• Information supplied
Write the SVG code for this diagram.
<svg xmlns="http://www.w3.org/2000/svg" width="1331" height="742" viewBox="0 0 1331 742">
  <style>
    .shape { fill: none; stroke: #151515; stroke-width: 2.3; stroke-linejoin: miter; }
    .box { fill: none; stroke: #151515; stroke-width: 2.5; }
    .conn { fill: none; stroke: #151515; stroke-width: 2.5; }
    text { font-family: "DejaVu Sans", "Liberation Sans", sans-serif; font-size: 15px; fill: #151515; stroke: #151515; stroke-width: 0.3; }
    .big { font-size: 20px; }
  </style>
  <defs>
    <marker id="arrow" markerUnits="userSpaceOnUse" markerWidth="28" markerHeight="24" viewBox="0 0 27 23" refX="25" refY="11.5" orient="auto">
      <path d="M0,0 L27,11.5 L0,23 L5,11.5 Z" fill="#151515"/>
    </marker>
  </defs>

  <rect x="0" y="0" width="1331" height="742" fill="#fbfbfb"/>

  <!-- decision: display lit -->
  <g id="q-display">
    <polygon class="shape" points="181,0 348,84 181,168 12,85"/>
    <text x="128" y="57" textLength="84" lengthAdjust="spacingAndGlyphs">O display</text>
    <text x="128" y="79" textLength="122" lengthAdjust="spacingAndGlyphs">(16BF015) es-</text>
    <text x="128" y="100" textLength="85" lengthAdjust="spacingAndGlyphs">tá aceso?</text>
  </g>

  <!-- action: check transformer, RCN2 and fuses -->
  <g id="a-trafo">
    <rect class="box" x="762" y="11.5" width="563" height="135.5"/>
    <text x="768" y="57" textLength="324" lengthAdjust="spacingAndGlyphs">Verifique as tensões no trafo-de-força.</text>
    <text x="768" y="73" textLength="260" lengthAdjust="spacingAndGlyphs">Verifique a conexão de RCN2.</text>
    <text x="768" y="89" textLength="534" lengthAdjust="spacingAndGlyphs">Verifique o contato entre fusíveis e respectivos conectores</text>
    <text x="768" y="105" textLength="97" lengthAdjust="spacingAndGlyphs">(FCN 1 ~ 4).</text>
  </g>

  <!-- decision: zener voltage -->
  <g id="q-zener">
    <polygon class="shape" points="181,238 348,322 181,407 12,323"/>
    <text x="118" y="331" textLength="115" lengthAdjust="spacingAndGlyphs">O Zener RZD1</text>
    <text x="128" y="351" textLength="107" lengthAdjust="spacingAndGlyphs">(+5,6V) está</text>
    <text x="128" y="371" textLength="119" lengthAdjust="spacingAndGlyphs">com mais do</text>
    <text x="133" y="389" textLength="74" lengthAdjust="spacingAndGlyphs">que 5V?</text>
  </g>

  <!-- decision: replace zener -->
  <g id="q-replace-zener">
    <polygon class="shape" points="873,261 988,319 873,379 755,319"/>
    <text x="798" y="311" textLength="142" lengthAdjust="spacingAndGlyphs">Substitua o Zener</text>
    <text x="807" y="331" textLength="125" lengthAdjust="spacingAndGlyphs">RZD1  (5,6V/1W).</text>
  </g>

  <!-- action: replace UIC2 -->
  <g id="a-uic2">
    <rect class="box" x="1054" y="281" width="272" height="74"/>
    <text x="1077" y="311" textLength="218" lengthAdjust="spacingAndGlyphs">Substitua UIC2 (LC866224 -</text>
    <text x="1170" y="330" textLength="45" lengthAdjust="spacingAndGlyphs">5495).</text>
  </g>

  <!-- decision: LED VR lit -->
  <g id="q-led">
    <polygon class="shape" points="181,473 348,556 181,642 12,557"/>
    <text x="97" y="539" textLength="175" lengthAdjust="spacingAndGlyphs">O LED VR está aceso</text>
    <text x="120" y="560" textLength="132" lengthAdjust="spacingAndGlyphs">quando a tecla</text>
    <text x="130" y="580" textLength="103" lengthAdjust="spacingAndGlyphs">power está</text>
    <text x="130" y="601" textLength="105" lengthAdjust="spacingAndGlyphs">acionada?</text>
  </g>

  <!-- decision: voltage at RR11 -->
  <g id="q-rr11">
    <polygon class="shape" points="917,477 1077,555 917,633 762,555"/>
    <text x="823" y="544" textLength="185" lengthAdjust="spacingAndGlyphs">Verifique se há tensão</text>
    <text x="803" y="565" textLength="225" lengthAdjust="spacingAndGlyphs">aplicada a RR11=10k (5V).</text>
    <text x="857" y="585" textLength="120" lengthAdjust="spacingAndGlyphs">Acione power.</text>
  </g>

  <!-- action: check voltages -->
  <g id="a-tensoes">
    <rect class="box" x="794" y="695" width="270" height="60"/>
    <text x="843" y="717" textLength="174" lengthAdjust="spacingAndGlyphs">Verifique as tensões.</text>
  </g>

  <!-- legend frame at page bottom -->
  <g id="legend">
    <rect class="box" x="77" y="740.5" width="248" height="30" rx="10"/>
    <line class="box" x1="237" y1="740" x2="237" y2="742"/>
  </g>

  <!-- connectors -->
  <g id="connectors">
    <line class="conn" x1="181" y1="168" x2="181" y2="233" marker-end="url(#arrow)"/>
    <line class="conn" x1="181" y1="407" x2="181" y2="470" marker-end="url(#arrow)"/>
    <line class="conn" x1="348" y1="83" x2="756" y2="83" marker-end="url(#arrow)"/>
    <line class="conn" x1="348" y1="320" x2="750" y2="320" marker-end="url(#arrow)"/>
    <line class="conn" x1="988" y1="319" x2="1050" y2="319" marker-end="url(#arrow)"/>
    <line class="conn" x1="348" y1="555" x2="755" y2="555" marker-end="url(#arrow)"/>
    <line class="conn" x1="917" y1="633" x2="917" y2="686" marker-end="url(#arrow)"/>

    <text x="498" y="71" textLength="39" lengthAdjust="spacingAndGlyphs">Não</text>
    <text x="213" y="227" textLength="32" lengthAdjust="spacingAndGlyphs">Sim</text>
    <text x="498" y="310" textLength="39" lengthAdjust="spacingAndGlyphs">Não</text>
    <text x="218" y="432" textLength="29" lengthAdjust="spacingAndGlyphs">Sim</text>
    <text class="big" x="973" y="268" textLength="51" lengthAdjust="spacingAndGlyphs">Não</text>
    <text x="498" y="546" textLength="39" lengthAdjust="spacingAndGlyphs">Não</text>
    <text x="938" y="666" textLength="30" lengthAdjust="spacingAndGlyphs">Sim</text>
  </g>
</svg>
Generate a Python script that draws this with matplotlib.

• Task statement
Transcribe the data. Leave every line exactly as it is.

• Response
Write the SVG code for this diagram.
<svg xmlns="http://www.w3.org/2000/svg" width="1331" height="742" viewBox="0 0 1331 742">
  <style>
    .shape { fill: none; stroke: #151515; stroke-width: 2.3; stroke-linejoin: miter; }
    .box { fill: none; stroke: #151515; stroke-width: 2.5; }
    .conn { fill: none; stroke: #151515; stroke-width: 2.5; }
    text { font-family: "DejaVu Sans", "Liberation Sans", sans-serif; font-size: 15px; fill: #151515; stroke: #151515; stroke-width: 0.3; }
    .big { font-size: 20px; }
  </style>
  <defs>
    <marker id="arrow" markerUnits="userSpaceOnUse" markerWidth="28" markerHeight="24" viewBox="0 0 27 23" refX="25" refY="11.5" orient="auto">
      <path d="M0,0 L27,11.5 L0,23 L5,11.5 Z" fill="#151515"/>
    </marker>
  </defs>

  <rect x="0" y="0" width="1331" height="742" fill="#fbfbfb"/>

  <!-- decision: display lit -->
  <g id="q-display">
    <polygon class="shape" points="181,0 348,84 181,168 12,85"/>
    <text x="128" y="57" textLength="84" lengthAdjust="spacingAndGlyphs">O display</text>
    <text x="128" y="79" textLength="122" lengthAdjust="spacingAndGlyphs">(16BF015) es-</text>
    <text x="128" y="100" textLength="85" lengthAdjust="spacingAndGlyphs">tá aceso?</text>
  </g>

  <!-- action: check transformer, RCN2 and fuses -->
  <g id="a-trafo">
    <rect class="box" x="762" y="11.5" width="563" height="135.5"/>
    <text x="768" y="57" textLength="324" lengthAdjust="spacingAndGlyphs">Verifique as tensões no trafo-de-força.</text>
    <text x="768" y="73" textLength="260" lengthAdjust="spacingAndGlyphs">Verifique a conexão de RCN2.</text>
    <text x="768" y="89" textLength="534" lengthAdjust="spacingAndGlyphs">Verifique o contato entre fusíveis e respectivos conectores</text>
    <text x="768" y="105" textLength="97" lengthAdjust="spacingAndGlyphs">(FCN 1 ~ 4).</text>
  </g>

  <!-- decision: zener voltage -->
  <g id="q-zener">
    <polygon class="shape" points="181,238 348,322 181,407 12,323"/>
    <text x="118" y="331" textLength="115" lengthAdjust="spacingAndGlyphs">O Zener RZD1</text>
    <text x="128" y="351" textLength="107" lengthAdjust="spacingAndGlyphs">(+5,6V) está</text>
    <text x="128" y="371" textLength="119" lengthAdjust="spacingAndGlyphs">com mais do</text>
    <text x="133" y="389" textLength="74" lengthAdjust="spacingAndGlyphs">que 5V?</text>
  </g>

  <!-- decision: replace zener -->
  <g id="q-replace-zener">
    <polygon class="shape" points="873,261 988,319 873,379 755,319"/>
    <text x="798" y="311" textLength="142" lengthAdjust="spacingAndGlyphs">Substitua o Zener</text>
    <text x="807" y="331" textLength="125" lengthAdjust="spacingAndGlyphs">RZD1  (5,6V/1W).</text>
  </g>

  <!-- action: replace UIC2 -->
  <g id="a-uic2">
    <rect class="box" x="1054" y="281" width="272" height="74"/>
    <text x="1077" y="311" textLength="218" lengthAdjust="spacingAndGlyphs">Substitua UIC2 (LC866224 -</text>
    <text x="1170" y="330" textLength="45" lengthAdjust="spacingAndGlyphs">5495).</text>
  </g>

  <!-- decision: LED VR lit -->
  <g id="q-led">
    <polygon class="shape" points="181,473 348,556 181,642 12,557"/>
    <text x="97" y="539" textLength="175" lengthAdjust="spacingAndGlyphs">O LED VR está aceso</text>
    <text x="120" y="560" textLength="132" lengthAdjust="spacingAndGlyphs">quando a tecla</text>
    <text x="130" y="580" textLength="103" lengthAdjust="spacingAndGlyphs">power está</text>
    <text x="130" y="601" textLength="105" lengthAdjust="spacingAndGlyphs">acionada?</text>
  </g>

  <!-- decision: voltage at RR11 -->
  <g id="q-rr11">
    <polygon class="shape" points="917,477 1077,555 917,633 762,555"/>
    <text x="823" y="544" textLength="185" lengthAdjust="spacingAndGlyphs">Verifique se há tensão</text>
    <text x="803" y="565" textLength="225" lengthAdjust="spacingAndGlyphs">aplicada a RR11=10k (5V).</text>
    <text x="857" y="585" textLength="120" lengthAdjust="spacingAndGlyphs">Acione power.</text>
  </g>

  <!-- action: check voltages -->
  <g id="a-tensoes">
    <rect class="box" x="794" y="695" width="270" height="60"/>
    <text x="843" y="717" textLength="174" lengthAdjust="spacingAndGlyphs">Verifique as tensões.</text>
  </g>

  <!-- legend frame at page bottom -->
  <g id="legend">
    <rect class="box" x="77" y="740.5" width="248" height="30" rx="10"/>
    <line class="box" x1="237" y1="740" x2="237" y2="742"/>
  </g>

  <!-- connectors -->
  <g id="connectors">
    <line class="conn" x1="181" y1="168" x2="181" y2="233" marker-end="url(#arrow)"/>
    <line class="conn" x1="181" y1="407" x2="181" y2="470" marker-end="url(#arrow)"/>
    <line class="conn" x1="348" y1="83" x2="756" y2="83" marker-end="url(#arrow)"/>
    <line class="conn" x1="348" y1="320" x2="750" y2="320" marker-end="url(#arrow)"/>
    <line class="conn" x1="988" y1="319" x2="1050" y2="319" marker-end="url(#arrow)"/>
    <line class="conn" x1="348" y1="555" x2="755" y2="555" marker-end="url(#arrow)"/>
    <line class="conn" x1="917" y1="633" x2="917" y2="686" marker-end="url(#arrow)"/>

    <text x="498" y="71" textLength="39" lengthAdjust="spacingAndGlyphs">Não</text>
    <text x="213" y="227" textLength="32" lengthAdjust="spacingAndGlyphs">Sim</text>
    <text x="498" y="310" textLength="39" lengthAdjust="spacingAndGlyphs">Não</text>
    <text x="218" y="432" textLength="29" lengthAdjust="spacingAndGlyphs">Sim</text>
    <text class="big" x="973" y="268" textLength="51" lengthAdjust="spacingAndGlyphs">Não</text>
    <text x="498" y="546" textLength="39" lengthAdjust="spacingAndGlyphs">Não</text>
    <text x="938" y="666" textLength="30" lengthAdjust="spacingAndGlyphs">Sim</text>
  </g>
</svg>
Generate a Python script that draws this with matplotlib.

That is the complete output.